[Plotting code records]
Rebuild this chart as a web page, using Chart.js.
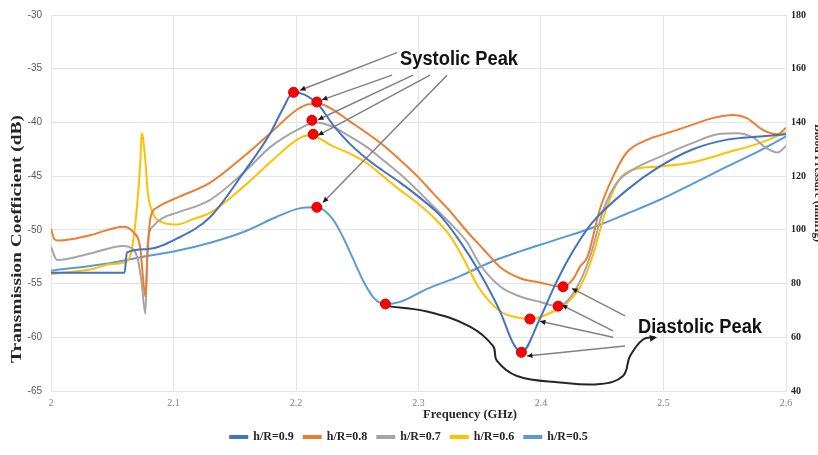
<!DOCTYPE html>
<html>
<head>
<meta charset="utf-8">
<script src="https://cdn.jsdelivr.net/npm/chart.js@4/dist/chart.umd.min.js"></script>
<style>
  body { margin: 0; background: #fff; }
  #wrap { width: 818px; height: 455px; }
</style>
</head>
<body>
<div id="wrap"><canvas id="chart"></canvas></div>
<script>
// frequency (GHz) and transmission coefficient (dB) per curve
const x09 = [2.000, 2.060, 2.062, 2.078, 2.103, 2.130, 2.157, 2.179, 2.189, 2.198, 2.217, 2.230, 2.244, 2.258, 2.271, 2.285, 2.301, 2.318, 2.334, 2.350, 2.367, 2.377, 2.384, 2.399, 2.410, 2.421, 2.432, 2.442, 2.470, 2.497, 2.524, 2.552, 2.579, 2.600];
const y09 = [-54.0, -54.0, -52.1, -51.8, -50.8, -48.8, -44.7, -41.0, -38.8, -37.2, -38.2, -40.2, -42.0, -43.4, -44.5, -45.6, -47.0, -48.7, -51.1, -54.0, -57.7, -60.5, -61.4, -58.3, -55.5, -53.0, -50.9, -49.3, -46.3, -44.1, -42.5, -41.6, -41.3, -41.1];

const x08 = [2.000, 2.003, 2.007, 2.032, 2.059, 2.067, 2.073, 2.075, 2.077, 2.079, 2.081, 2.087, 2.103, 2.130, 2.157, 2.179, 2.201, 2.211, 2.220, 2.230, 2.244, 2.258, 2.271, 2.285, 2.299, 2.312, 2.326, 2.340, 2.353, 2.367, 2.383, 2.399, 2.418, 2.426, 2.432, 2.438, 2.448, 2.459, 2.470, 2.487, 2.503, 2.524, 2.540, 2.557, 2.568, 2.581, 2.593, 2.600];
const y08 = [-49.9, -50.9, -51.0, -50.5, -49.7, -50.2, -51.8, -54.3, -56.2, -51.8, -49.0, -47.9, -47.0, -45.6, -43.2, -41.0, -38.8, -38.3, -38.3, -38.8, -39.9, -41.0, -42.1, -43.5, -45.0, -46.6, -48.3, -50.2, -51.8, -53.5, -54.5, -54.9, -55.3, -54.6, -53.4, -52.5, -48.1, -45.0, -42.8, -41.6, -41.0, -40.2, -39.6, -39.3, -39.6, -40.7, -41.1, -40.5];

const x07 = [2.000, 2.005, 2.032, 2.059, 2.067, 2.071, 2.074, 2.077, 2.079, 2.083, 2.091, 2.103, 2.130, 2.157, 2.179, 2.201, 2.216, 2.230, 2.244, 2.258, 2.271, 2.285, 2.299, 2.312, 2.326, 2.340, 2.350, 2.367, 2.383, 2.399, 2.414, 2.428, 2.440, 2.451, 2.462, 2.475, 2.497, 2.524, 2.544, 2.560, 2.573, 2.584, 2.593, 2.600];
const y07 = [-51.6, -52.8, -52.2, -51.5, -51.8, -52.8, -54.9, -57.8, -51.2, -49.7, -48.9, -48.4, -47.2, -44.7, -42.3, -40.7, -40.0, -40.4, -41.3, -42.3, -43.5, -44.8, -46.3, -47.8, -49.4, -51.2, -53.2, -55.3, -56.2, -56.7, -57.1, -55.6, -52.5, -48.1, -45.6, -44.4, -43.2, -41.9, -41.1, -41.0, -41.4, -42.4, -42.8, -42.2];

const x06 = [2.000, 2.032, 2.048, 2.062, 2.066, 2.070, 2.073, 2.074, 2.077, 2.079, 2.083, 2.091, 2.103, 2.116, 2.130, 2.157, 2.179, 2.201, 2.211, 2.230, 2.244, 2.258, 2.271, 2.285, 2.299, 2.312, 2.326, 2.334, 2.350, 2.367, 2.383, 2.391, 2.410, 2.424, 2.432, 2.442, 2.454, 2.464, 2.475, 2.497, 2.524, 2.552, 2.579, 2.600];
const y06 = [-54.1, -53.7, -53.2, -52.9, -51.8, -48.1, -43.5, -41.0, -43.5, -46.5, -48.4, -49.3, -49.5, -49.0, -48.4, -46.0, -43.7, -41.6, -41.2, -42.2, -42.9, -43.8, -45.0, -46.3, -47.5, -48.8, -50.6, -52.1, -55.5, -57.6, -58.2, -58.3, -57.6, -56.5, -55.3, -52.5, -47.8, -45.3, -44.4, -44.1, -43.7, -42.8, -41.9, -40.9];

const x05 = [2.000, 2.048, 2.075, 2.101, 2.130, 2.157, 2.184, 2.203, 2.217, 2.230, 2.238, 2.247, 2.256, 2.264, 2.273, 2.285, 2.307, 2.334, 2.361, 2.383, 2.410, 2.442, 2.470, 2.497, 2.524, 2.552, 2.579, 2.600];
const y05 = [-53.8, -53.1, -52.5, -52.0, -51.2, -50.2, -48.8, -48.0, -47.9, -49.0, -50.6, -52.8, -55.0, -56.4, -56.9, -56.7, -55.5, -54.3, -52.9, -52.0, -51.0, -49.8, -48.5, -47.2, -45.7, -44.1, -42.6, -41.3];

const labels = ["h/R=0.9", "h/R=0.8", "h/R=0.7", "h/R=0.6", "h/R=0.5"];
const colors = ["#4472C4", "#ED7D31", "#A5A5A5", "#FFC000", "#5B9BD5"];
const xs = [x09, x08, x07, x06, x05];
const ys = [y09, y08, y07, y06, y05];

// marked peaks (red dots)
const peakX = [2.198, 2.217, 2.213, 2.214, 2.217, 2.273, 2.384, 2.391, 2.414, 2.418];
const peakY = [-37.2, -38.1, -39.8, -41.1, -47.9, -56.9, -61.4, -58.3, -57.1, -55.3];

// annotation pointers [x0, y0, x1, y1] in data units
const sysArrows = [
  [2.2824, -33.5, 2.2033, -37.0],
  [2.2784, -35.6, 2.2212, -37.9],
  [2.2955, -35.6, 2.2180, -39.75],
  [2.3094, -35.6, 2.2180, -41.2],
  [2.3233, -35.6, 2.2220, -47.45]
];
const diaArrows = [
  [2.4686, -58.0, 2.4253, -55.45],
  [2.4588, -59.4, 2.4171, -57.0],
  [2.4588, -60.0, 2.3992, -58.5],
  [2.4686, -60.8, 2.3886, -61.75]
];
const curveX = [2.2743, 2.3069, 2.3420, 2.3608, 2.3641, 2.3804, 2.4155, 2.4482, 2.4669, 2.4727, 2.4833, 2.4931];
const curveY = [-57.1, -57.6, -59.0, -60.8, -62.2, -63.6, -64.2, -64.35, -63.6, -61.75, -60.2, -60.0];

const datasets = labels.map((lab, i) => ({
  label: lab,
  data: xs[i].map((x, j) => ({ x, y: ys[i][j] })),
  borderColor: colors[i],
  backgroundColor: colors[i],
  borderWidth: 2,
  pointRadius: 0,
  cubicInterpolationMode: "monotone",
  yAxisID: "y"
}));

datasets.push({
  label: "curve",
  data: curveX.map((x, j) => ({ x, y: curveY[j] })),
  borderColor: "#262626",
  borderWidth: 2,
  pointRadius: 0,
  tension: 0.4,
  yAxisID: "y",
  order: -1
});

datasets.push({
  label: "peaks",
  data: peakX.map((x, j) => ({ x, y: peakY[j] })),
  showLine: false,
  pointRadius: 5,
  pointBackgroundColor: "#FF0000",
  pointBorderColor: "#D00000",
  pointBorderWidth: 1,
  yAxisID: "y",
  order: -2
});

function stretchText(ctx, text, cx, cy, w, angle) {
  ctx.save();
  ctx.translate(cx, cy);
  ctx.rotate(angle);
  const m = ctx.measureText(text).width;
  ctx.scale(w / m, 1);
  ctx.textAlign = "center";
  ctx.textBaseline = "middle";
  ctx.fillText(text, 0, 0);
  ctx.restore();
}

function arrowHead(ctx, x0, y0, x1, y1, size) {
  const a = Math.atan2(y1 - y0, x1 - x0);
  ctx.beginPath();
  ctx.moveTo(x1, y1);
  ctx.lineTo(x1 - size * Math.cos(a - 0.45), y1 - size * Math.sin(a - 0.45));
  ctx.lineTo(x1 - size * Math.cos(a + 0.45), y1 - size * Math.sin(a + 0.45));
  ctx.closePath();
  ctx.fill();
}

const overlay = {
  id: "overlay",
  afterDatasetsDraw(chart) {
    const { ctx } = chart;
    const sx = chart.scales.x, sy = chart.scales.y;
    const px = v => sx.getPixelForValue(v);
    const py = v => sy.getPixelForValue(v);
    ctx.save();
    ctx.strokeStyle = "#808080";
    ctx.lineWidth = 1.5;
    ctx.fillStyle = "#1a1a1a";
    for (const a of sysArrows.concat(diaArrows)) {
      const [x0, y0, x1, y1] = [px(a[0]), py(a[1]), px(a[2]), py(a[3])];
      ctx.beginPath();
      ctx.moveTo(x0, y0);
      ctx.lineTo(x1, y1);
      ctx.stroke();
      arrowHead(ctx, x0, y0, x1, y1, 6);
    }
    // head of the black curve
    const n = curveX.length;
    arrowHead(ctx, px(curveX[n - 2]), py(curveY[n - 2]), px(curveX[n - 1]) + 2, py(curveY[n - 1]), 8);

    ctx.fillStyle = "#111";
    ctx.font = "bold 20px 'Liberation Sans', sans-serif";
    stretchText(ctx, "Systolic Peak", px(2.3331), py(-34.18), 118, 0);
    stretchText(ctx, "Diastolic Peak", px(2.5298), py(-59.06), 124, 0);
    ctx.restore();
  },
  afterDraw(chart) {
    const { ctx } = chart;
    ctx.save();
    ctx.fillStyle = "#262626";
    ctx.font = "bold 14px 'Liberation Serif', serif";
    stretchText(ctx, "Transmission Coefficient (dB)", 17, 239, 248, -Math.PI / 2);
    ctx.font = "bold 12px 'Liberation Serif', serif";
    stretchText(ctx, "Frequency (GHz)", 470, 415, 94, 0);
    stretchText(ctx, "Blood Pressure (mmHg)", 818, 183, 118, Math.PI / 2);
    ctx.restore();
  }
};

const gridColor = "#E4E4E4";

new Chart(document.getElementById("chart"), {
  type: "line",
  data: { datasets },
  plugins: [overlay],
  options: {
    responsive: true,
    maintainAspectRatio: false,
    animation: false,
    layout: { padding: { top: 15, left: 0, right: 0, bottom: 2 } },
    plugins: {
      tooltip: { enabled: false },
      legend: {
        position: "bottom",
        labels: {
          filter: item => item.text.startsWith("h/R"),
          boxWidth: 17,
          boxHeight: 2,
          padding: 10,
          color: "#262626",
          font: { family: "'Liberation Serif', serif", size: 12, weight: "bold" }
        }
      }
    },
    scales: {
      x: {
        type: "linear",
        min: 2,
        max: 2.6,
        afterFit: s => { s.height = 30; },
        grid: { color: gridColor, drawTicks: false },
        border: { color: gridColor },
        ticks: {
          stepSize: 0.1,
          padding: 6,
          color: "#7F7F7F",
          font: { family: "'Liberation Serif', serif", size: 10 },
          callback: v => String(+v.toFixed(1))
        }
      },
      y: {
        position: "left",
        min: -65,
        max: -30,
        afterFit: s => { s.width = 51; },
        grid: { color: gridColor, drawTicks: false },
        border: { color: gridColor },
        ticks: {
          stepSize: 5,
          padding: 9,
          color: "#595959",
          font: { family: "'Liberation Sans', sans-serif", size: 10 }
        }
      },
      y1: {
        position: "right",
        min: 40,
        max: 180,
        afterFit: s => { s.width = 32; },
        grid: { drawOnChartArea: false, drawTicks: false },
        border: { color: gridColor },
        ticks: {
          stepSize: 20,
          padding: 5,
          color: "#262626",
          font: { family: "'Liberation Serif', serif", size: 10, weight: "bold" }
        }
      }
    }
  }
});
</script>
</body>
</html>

* * *

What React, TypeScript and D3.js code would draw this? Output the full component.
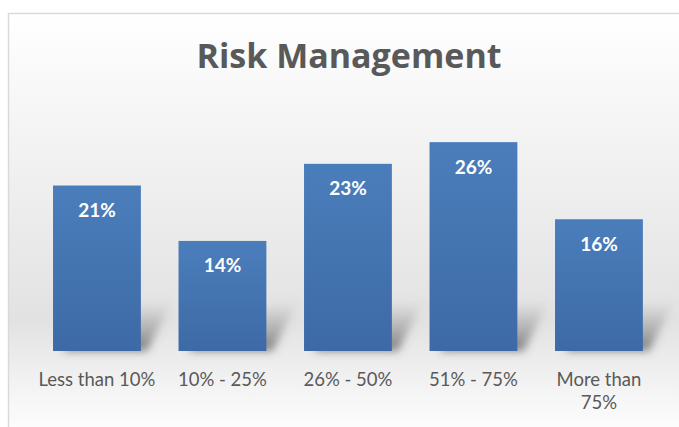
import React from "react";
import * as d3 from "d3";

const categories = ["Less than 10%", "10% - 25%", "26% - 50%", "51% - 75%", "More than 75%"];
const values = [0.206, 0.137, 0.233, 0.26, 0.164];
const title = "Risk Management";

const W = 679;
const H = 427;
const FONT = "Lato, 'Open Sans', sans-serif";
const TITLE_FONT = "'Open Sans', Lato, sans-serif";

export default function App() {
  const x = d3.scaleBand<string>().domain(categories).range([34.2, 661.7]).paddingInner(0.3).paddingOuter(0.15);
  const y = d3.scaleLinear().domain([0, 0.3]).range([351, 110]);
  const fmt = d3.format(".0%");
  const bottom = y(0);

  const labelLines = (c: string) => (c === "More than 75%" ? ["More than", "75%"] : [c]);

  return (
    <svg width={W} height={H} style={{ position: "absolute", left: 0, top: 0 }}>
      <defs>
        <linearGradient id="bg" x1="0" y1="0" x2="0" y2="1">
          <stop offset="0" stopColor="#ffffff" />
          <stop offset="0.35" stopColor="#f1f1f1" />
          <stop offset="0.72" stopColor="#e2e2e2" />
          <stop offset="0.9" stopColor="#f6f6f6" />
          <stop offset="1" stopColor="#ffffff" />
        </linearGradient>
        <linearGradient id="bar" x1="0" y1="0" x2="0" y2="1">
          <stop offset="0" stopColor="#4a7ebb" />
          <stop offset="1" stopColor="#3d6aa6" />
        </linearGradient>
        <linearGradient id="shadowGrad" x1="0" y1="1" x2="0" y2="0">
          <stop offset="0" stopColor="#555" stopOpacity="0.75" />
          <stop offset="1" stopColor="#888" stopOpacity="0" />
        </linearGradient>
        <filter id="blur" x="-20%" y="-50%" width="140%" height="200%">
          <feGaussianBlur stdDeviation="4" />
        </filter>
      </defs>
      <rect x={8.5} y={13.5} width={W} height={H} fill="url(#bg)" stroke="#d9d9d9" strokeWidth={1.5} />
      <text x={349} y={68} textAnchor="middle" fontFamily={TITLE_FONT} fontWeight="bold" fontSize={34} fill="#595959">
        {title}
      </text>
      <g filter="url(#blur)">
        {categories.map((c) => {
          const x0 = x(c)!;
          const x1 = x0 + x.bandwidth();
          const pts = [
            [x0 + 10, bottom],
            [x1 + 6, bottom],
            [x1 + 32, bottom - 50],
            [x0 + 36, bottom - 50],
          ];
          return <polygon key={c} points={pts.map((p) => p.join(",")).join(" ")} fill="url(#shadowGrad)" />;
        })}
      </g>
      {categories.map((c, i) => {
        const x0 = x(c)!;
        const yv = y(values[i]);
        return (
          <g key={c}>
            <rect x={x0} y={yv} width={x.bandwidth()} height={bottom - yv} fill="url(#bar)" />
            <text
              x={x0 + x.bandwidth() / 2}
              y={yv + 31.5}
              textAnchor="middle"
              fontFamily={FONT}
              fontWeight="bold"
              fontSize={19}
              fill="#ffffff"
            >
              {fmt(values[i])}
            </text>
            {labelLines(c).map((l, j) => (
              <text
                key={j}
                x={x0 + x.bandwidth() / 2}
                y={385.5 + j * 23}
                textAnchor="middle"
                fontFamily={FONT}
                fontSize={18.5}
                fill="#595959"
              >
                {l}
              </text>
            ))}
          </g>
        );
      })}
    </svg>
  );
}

• **What to do**: The copy should hold exactly the lines from the line with "Rebuild this chart" to the line with "-41.6, -41.3, -41.1];", both ends in, set down without any pictures and with nothing added.

• **Complete response**:
Rebuild this chart as a web page, using Chart.js.
<!DOCTYPE html>
<html>
<head>
<meta charset="utf-8">
<script src="https://cdn.jsdelivr.net/npm/chart.js@4/dist/chart.umd.min.js"></script>
<style>
  body { margin: 0; background: #fff; }
  #wrap { width: 818px; height: 455px; }
</style>
</head>
<body>
<div id="wrap"><canvas id="chart"></canvas></div>
<script>
// frequency (GHz) and transmission coefficient (dB) per curve
const x09 = [2.000, 2.060, 2.062, 2.078, 2.103, 2.130, 2.157, 2.179, 2.189, 2.198, 2.217, 2.230, 2.244, 2.258, 2.271, 2.285, 2.301, 2.318, 2.334, 2.350, 2.367, 2.377, 2.384, 2.399, 2.410, 2.421, 2.432, 2.442, 2.470, 2.497, 2.524, 2.552, 2.579, 2.600];
const y09 = [-54.0, -54.0, -52.1, -51.8, -50.8, -48.8, -44.7, -41.0, -38.8, -37.2, -38.2, -40.2, -42.0, -43.4, -44.5, -45.6, -47.0, -48.7, -51.1, -54.0, -57.7, -60.5, -61.4, -58.3, -55.5, -53.0, -50.9, -49.3, -46.3, -44.1, -42.5, -41.6, -41.3, -41.1];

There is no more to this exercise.